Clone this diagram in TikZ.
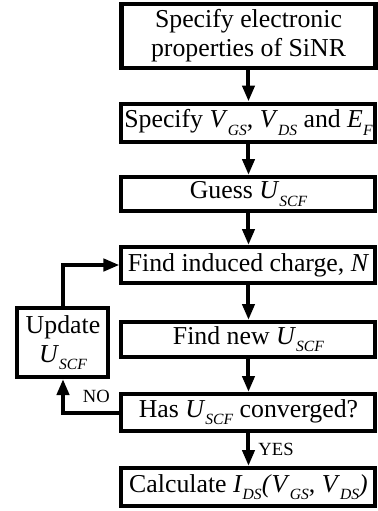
\documentclass[tikz,border=0pt]{standalone}
\usepackage{fontspec}
\setmainfont{Liberation Serif}
\usetikzlibrary{arrows.meta, positioning}
\definecolor{DK}{RGB}{0,0,0}
\newcommand{\qty}[2]{\textit{#1}\raisebox{-0.6ex}{\fontsize{7.8}{8}\selectfont\textit{#2}}}

\tikzset{
  stepbox/.style={draw=DK, line width=2pt, minimum width=127pt, inner sep=0pt,
    align=center, font=\fontsize{12.9}{14.5}\selectfont},
  flow/.style={draw=DK, line width=2pt, -{Triangle[length=8pt, width=6pt]}},
  tag/.style={font=\fontsize{9.3}{10}\selectfont, inner sep=1pt}
}

\begin{document}
\begin{tikzpicture}[x=0.5pt, y=-0.5pt]
\useasboundingbox (0,0) rectangle (378,511);

% Main column
\node[stepbox, line width=2.4pt, minimum height=32pt] (props) at (248.5, 36)
  {Specify electronic\\properties of SiNR};
\node[stepbox, minimum height=19pt] (bias) at (248.5, 122.5)
  {Specify \qty{V}{GS}, \qty{V}{DS} and \qty{E}{F}};
\node[stepbox, minimum height=17pt] (guess) at (248.5, 194)
  {Guess \qty{U}{SCF}};
\node[stepbox, minimum height=18pt] (charge) at (248.5, 265)
  {Find induced charge, \textit{N}};
\node[stepbox, minimum height=17.5pt] (newu) at (248.5, 339.5)
  {Find new \qty{U}{SCF}};
\node[stepbox, minimum height=18.5pt] (conv) at (248.5, 412.5)
  {Has \qty{U}{SCF} converged?};
\node[stepbox, minimum height=19pt] (ids) at (248.5, 487)
  {Calculate \qty{I}{DS}\textit{(}\qty{V}{GS}, \qty{V}{DS}\textit{)}};

% Loop box
\node[stepbox, minimum width=45.5pt, minimum height=34.5pt] (upd) at (63, 342.5)
  {Update\\\qty{U}{SCF}};

% Arrows
\draw[flow] (props) -- (bias);
\draw[flow] (bias) -- (guess);
\draw[flow] (guess) -- (charge);
\draw[flow] (charge) -- (newu);
\draw[flow] (newu) -- (conv);
\draw[flow] (conv) -- node[tag, right=3pt] {YES} (ids);
\draw[flow] (conv.west) -| node[tag, pos=0.5, above right=3pt and 8pt] {NO} (upd.south);
\draw[flow] (upd.north) |- (charge.west);
\end{tikzpicture}
\end{document}
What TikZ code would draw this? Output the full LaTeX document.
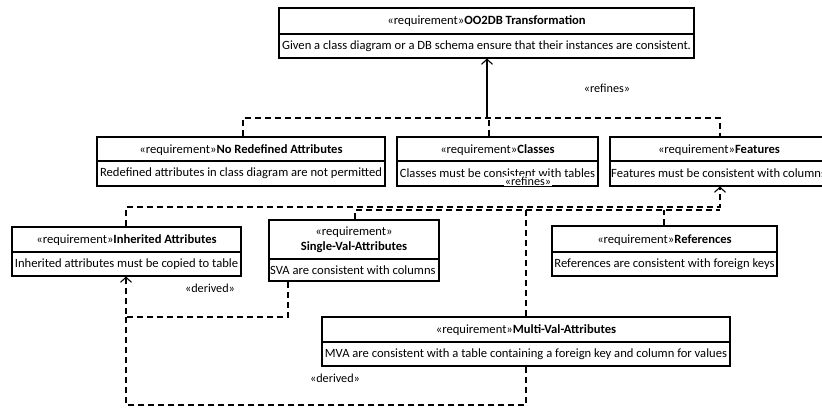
\documentclass[tikz,border=0pt]{standalone}
\usepackage{fontspec}
\setmainfont{Carlito}
\usetikzlibrary{arrows.meta,fit}
\begin{document}
\begin{tikzpicture}[x=1pt,y=-1pt,
  box/.style={draw, line width=1.1pt, inner sep=0pt},
  txt/.style={inner sep=0pt, font=\fontsize{12.6}{14}\selectfont},
  dep/.style={line width=1.2pt, dash pattern=on 6pt off 4pt},
  sol/.style={line width=1.2pt},
  opentip/.style={-{Straight Barb[length=5pt,width=11pt,line width=1.1pt]}},
  lbl/.style={inner sep=1pt, font=\fontsize{12.2}{14}\selectfont}]
\useasboundingbox (0,0) rectangle (822,407);
% ---------- boxes ----------
% top
\node[box, fit={(279,8) (694,58)}] (top) {};
\draw[line width=1.1pt] (279,34) -- (694,34);
\node[txt] (topH) at (486.5,21) {«requirement»\textbf{OO2DB Transformation}};
\node[txt] (topB) at (486.5,46) {Given a class diagram or a DB schema ensure that their instances are consistent.};
% no redefined
\node[box, fit={(97,137) (385,186)}] (nored) {};
\draw[line width=1.1pt] (97,161) -- (385,161);
\node[txt] (noredH) at (241,150) {«requirement»\textbf{No Redefined Attributes}};
\node[txt] (noredB) at (241,173) {Redefined attributes in class diagram are not permitted};
% classes
\node[box, fit={(397,137) (598,186)}] (cls) {};
\draw[line width=1.1pt] (397,161) -- (598,161);
\node[txt] (clsH) at (497.5,150) {«requirement»\textbf{Classes}};
\node[txt] (clsB) at (497.5,173) {Classes must be consistent with tables};
% features
\node[box, fit={(610,137) (832,186)}] (feat) {};
\draw[line width=1.1pt] (610,161) -- (832,161);
\node[txt] (featH) at (719,150) {«requirement»\textbf{Features}};
\node[txt, anchor=west] (featB) at (611,173) {Features must be consistent with columns};
% inherited
\node[box, fit={(12,227) (241,276)}] (inh) {};
\draw[line width=1.1pt] (12,252) -- (241,252);
\node[txt] (inhH) at (126.5,240) {«requirement»\textbf{Inherited Attributes}};
\node[txt] (inhB) at (126.5,264) {Inherited attributes must be copied to table};
% single
\node[box, fit={(269,220) (439,281)}] (sva) {};
\draw[line width=1.1pt] (269,259) -- (439,259);
\node[txt] (svaH1) at (354,232) {«requirement»};
\node[txt] (svaH2) at (354,247) {\textbf{Single-Val-Attributes}};
\node[txt, anchor=west] (svaB) at (270,270) {SVA are consistent with columns};
% references
\node[box, fit={(552,226) (777,276)}] (refs) {};
\draw[line width=1.1pt] (552,252) -- (777,252);
\node[txt] (refsH) at (664.5,240) {«requirement»\textbf{References}};
\node[txt] (refsB) at (664.5,264) {References are consistent with foreign keys};
% mva
\node[box, fit={(322,317) (730,366)}] (mva) {};
\draw[line width=1.1pt] (322,342) -- (730,342);
\node[txt] (mvaH) at (526,330) {«requirement»\textbf{Multi-Val-Attributes}};
\node[txt] (mvaB) at (526,354) {MVA are consistent with a table containing a foreign key and column for values};
% ---------- coordinates ----------
\coordinate (j1) at (487,118);
\coordinate (a1) at (243,118);
\coordinate (a2) at (720,118);
\coordinate (a3) at (489,118);
\coordinate (b1) at (126,207);
\coordinate (b2) at (720,207);
\coordinate (b3) at (355,210);
\coordinate (b4) at (720,210);
\coordinate (b5) at (526,207);
\coordinate (b6) at (664,210);
\coordinate (d1) at (288,317);
\coordinate (d2) at (126,317);
\coordinate (e1) at (526,405);
\coordinate (e2) at (126,405);
% ---------- connectors ----------
\draw[sol, opentip] (j1) -- (top.south -| j1);
\draw[dep] (nored.north -| a1) -- (a1) -- (a2) -- (feat.north -| a2);
\draw[dep] (cls.north -| a3) -- (a3);
\draw[dep, opentip] (inh.north -| b1) -- (b1) -- (b2) -- (feat.south -| b2);
\draw[dep] (sva.north -| b3) -- (b3) -- (b4);
\draw[dep] (mva.north -| b5) -- (b5);
\draw[dep] (refs.north -| b6) -- (b6);
\draw[dep, opentip] (sva.south -| d1) -- (d1) -- (d2) -- (inh.south -| d2);
\draw[dep] (mva.south -| e1) -- (e1) -- (e2) -- (d2);
% ---------- labels ----------
\node[lbl] (l1) at (607,88) {«refines»};
\node[lbl, fill=white, inner sep=0.5pt] (l2) at (528,181) {«refines»};
\node[lbl] (l3) at (210,288) {«derived»};
\node[lbl] (l4) at (335,378) {«derived»};
\end{tikzpicture}
\end{document}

::::

What you should do> Check each line of the material above for "this" and say how many lines contain it, giving the number alone.

Task result> 2